Enter the Servant King prophesied by the prophet Isaiah – Jesus of Nazareth. At the culmination of his ministry – and after having spent three years training his disciples now, in one final and incredible dramatic act, he shows them, and us, what is has all been and will be about.
We need not go into all the detail of what has gone before that evening – suffice to say that after a meal together, and on the eve of his suffering and death, Jesus rose from the table. The Apostle John comments at this point –
‘Having loved his own who were in the world, he [Jesus] now showed them the full extent of his love.’
John 13 (NIV)
What follows must rank among the most shocking of incidents in the life and ministry of Jesus – and something the disciples found it very hard to process for he proceeds to –
‘Take off his outer clothing, and wrapped a towel around his waist. After that, he poured water into a basin and began to wash his disciples’ feet, drying them with the towel that was wrapped around him.’
Here is the God Man, the one through whom all things were created, the King of glory – lowering himself to the status of a Gentile slave. This was unthinkable in his culture. At this point I am really lost for words – and can only pray the Spirit of God will impact our spirit with the magnitude of what we are witnessing here. And yet it is but a shadow of what ‘The Servant’ will accomplish the following day as he gives his very life for us on the cross! The hands that the night before were soiled with the dirty water from his disciples feet are now torn and bloodied as he bears the sins of the world.
But back to to the evening before. After Jesus had finished washing 12 pairs of feet, and having put on his clothes and returned to his place at the table, he asks a question –
‘Do you understand what I have done for you?’ he asked them … Now that I, your Lord and Teacher, have washed your feet, you also should wash one another’s feet. I have set you an example that you should do as I have done for you.’
John 13 (NIV)
Oh how different our world would be if the church practiced this! How often have we seen the desire for power, influence, authority and recognition in the leadership of the church – and how few have we met who practice the heart of The Servant! True leadership is seen, not in those who have power – but in those who surrender themselvs to the service of others. I am so sorry to say, after a lifetime in ‘Christian’ circles, I have seen so little of servant leadership. No wonder then that the church is where it is in 2022.
But this is, I believe, redeemable! In fact I suspect much of what we have been going through in recent times may well have been for this very purpose! To bring us to our knees in humble service! To follow the example of The Servant – and to give our lives for the sake of others.
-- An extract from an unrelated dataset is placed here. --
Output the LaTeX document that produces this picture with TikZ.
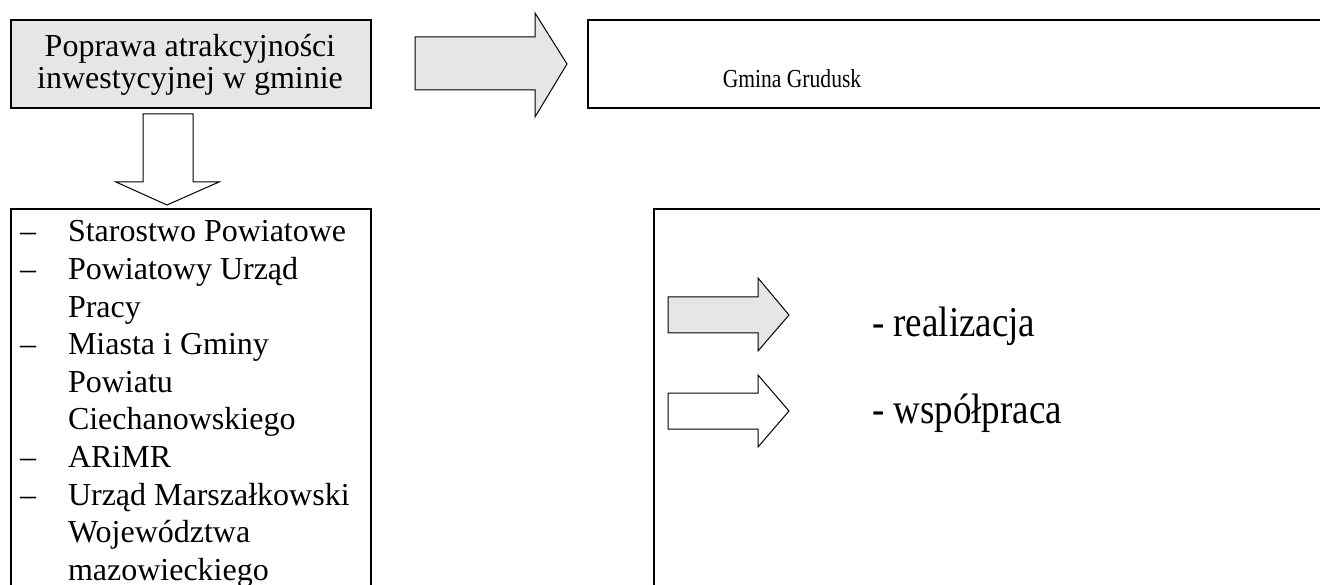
\documentclass[tikz,border=0pt]{standalone}
\usepackage{fontspec}
\setmainfont{Liberation Serif}
\usepackage{graphicx}
\definecolor{boxgray}{RGB}{230,230,230}
\tikzset{
  boxline/.style={draw=black, line width=1.8pt, inner sep=0pt, anchor=north west},
  blockarrow/.style={draw=black, line width=1pt, line join=miter},
  txt/.style={inner sep=0pt, outer sep=0pt},
}
\begin{document}
\begin{tikzpicture}[x=1pt,y=-1pt]
\useasboundingbox (0,0) rectangle (1320,585);
% boxes
\node[boxline, fill=boxgray, minimum width=360pt, minimum height=88pt] (goal) at (10,19) {};
\node[boxline, minimum width=740pt, minimum height=88pt] (gmina) at (587,19) {};
\node[boxline, minimum width=360pt, minimum height=400pt] (partners) at (10,208) {};
\node[boxline, minimum width=680pt, minimum height=400pt] (legend) at (653,208) {};
% texts
\node[txt, anchor=base west] (goaltxt) at (10,57)
  {\parbox[t]{360pt}{\centering\fontsize{32}{32}\selectfont\lineskiplimit=-100pt Poprawa atrakcyjności\\inwestycyjnej w gminie}};
\node[txt, anchor=base] (gminatxt) at (792,88)
  {\scalebox{0.83}[1]{\fontsize{26}{28}\selectfont Gmina Grudusk}};
\node[txt, anchor=base west] (list) at (20,242)
  {\parbox[t]{350pt}{\raggedright\fontsize{32}{37.6}\selectfont\lineskiplimit=-100pt
  \makebox[48pt][l]{–}Starostwo Powiatowe\\
  \makebox[48pt][l]{–}Powiatowy Urząd\\
  \hspace*{48pt}Pracy\\
  \makebox[48pt][l]{–}Miasta i Gminy\\
  \hspace*{48pt}Powiatu\\
  \hspace*{48pt}Ciechanowskiego\\
  \makebox[48pt][l]{–}ARiMR\\
  \makebox[48pt][l]{–}Urząd Marszałkowski\\
  \hspace*{48pt}Województwa\\
  \hspace*{48pt}mazowieckiego}};
\node[txt, anchor=base west] (realtxt) at (872,337)
  {\scalebox{1}[1.15]{\fontsize{37}{40}\selectfont - realizacja}};
\node[txt, anchor=base west] (wsptxt) at (872,423)
  {\scalebox{1}[1.15]{\fontsize{37}{40}\selectfont - współpraca}};
% block arrows
\draw[blockarrow, fill=boxgray] (415,37) -- (535,37) -- (535,13) -- (567,64) -- (535,117) -- (535,90) -- (415,90) -- cycle;
\draw[blockarrow, fill=white] (143,114) -- (193,114) -- (193,182) -- (219,182) -- (167,205) -- (116,182) -- (143,182) -- cycle;
\draw[blockarrow, fill=boxgray] (668,297) -- (758,297) -- (758,278) -- (789,315) -- (758,351) -- (758,333) -- (668,333) -- cycle;
\draw[blockarrow, fill=white] (668,393) -- (758,393) -- (758,375) -- (789,411) -- (758,447) -- (758,429) -- (668,429) -- cycle;
\end{tikzpicture}
\end{document}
So let us learn how to serve
And in our lives enthrone Him
Each other’s needs to prefer
For it is Christ we’re serving
This is our God, the Servant King
He calls us now to follow Him
To bring our lives as a daily offering
Of worship to the Servant King
I have been very grateful over the years and more recently, for some of the insights in this article, to the late Kenneth E. Bailey (1930 – 2016) for his writing, teaching and insights in relation to the Bible and Jewish culture – particularly at the time of Jesus. I highly recommend him to you. I find, so often, when reading or listening to him I am like a man who had been sitting in a dimly lit room when suddenly someone has come in and turned all the lights on! Ken Bailey spent most of his life in the Middle East – and this comes through loud and clear in his teaching. Again, I can’t recommend his material highly enough.